I walked around and had another angler with some fish he caught during this trip hold them up for a quick shot. He was pretty happy.
A line had now quickly formed in the stern as Paul and Chris were cutting fish. It seemed they had their work cut out for them with catches like this.
Even though the temperatures had noticeably warmed up from the morning, it was still bone chilling cold for anyone to be cutting fish without their gloves on. Piles of fillets for each customer started to pile up during the time I was watching them cut fish before I made my way up to the wheelhouse to talk with Captain Desi.
We both talked about the resurgence of this winter fishery off of Block Island over the last few years, and it has been a boom not only to the fishing fleet, but also to thousands of fishermen who enjoy cod fishing. As Captain Desi stated, the fishery has changed so much from when he first started working with the Viking Fleet during the nineties, and now running his own boat the Celtic Quest. As he said to me 'what more could you ask for in local cod fishing, just a reasonable ride from the dock?'
Finally we were pulling into Montauk and everyone was preparing for their trip home. Captain Desi and the crew had put in a long 14 hour day on the boat so far, and after the boat was tied up, the cleanup and prep for the next trip would begin. But it did not deter them from talking with every customer as they walked off the boat.

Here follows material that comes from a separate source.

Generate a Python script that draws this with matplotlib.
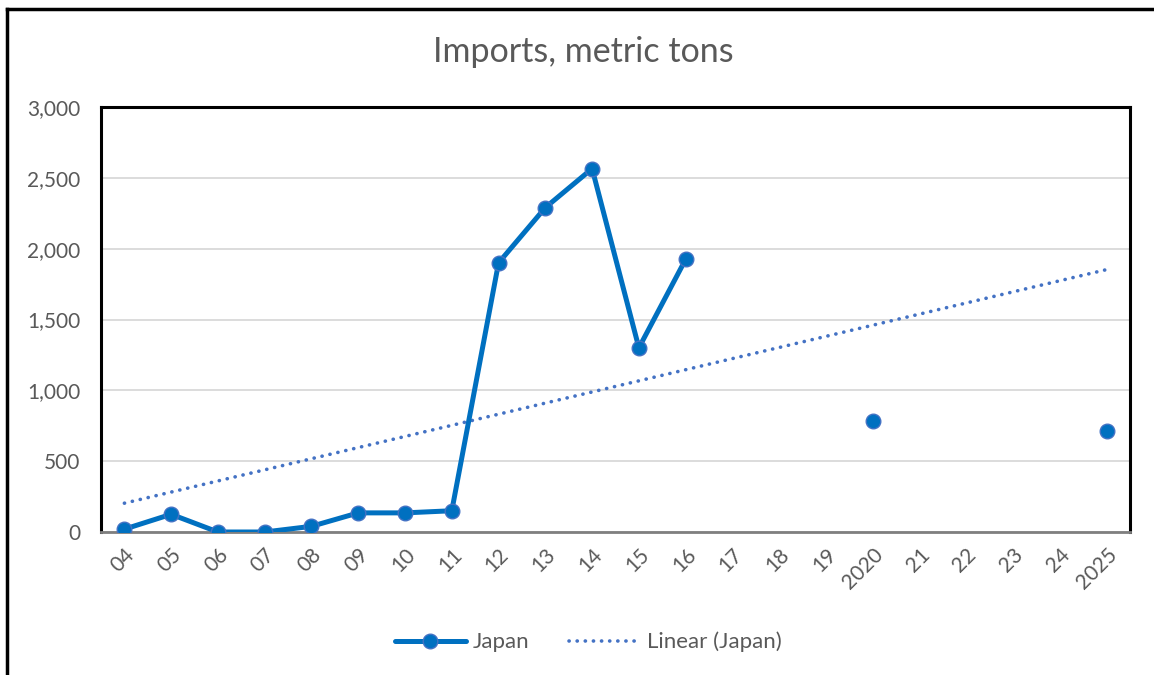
import numpy as np
import matplotlib
matplotlib.use("Agg")
import matplotlib.pyplot as plt
from matplotlib.lines import Line2D

plt.rcParams['font.family'] = ['Lato', 'DejaVu Sans']

categories = ['04', '05', '06', '07', '08', '09', '10', '11', '12', '13', '14',
              '15', '16', '17', '18', '19', '2020', '21', '22', '23', '24', '2025']
japan = [20, 125, 0, 0, 40, 135, 135, 150, 1900, 2290, 2565, 1300, 1925,
         None, None, None, 785, None, None, None, None, 710]

line_color = '#0070C0'
trend_color = '#4472C4'
text_color = '#595959'

x = np.arange(len(categories))
y = np.array([np.nan if v is None else v for v in japan], dtype=float)

# Excel-style linear trendline over the points that exist
mask = ~np.isnan(y)
slope, intercept = np.polyfit(x[mask], y[mask], 1)
trend = slope * x + intercept

fig = plt.figure(figsize=(11.54, 6.75), dpi=100)
ax = fig.add_axes([101 / 1154, 1 - 532 / 675, 1029 / 1154, 425 / 675])

ax.plot(x, y, color=line_color, lw=3.6, marker='o', ms=10.5,
        mfc=line_color, mec=trend_color, mew=1, label='Japan', zorder=3,
        solid_capstyle='round')
ax.plot(x, trend, color=trend_color, lw=2.6, linestyle=(0, (0.05, 2.2)),
        dash_capstyle='round', label='Linear (Japan)', zorder=2)

ax.set_xlim(-0.5, len(categories) - 0.5)
ax.set_ylim(0, 3000)
ax.set_yticks(np.arange(0, 3001, 500))
ax.set_yticklabels([f'{v:,}' for v in range(0, 3001, 500)])
ax.set_xticks(x)
ax.set_xticklabels(categories, rotation=45, ha='right', rotation_mode='anchor')
ax.tick_params(axis='both', length=0, labelsize=15, colors=text_color)
ax.tick_params(axis='x', pad=9)
ax.tick_params(axis='y', pad=15)
ax.grid(axis='y', color='#D9D9D9', lw=1.3)
ax.set_axisbelow(True)

for side in ['top', 'left', 'right']:
    ax.spines[side].set_color('black')
    ax.spines[side].set_linewidth(2.2)
ax.spines['bottom'].set_color('#7F7F7F')
ax.spines['bottom'].set_linewidth(2)

fig.text(583 / 1154, 1 - 52 / 675, 'Imports, metric tons', ha='center', va='center',
         fontsize=24.5, color=text_color)

leg = ax.legend(loc='center', bbox_to_anchor=(588 / 1154, 1 - 642 / 675),
                bbox_transform=fig.transFigure, ncol=2, frameon=False,
                fontsize=16, handlelength=3.2, columnspacing=1.8, handletextpad=0.3)
for t in leg.get_texts():
    t.set_color(text_color)

# outer chart border (top and left visible)
fig.add_artist(Line2D([7 / 1154, 1], [1 - 9 / 675, 1 - 9 / 675],
                      transform=fig.transFigure, color='black', lw=2.5))
fig.add_artist(Line2D([7 / 1154, 7 / 1154], [0, 1 - 9 / 675],
                      transform=fig.transFigure, color='black', lw=2.5))

fig.savefig('out.png', dpi=100)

This season, the cod fishing has started a few weeks earlier then in the past, and one can only imagine the fishing we could see in February and March. New schools of fish keep pushing through, first with signs along some areas of Cox's, then a few days later off of the winter spots at Block Island. Just a few years back, no one could imagine the cod fishing that would be in this area at this time of the year. No doubt the fishing day we had on the Celtic Quest reflects a very healthy fishery with all signs pointing that it is only going to continue to get better and better in the years to come with fishermen and fishing boats again winter fishing for codfish within site of Block Island.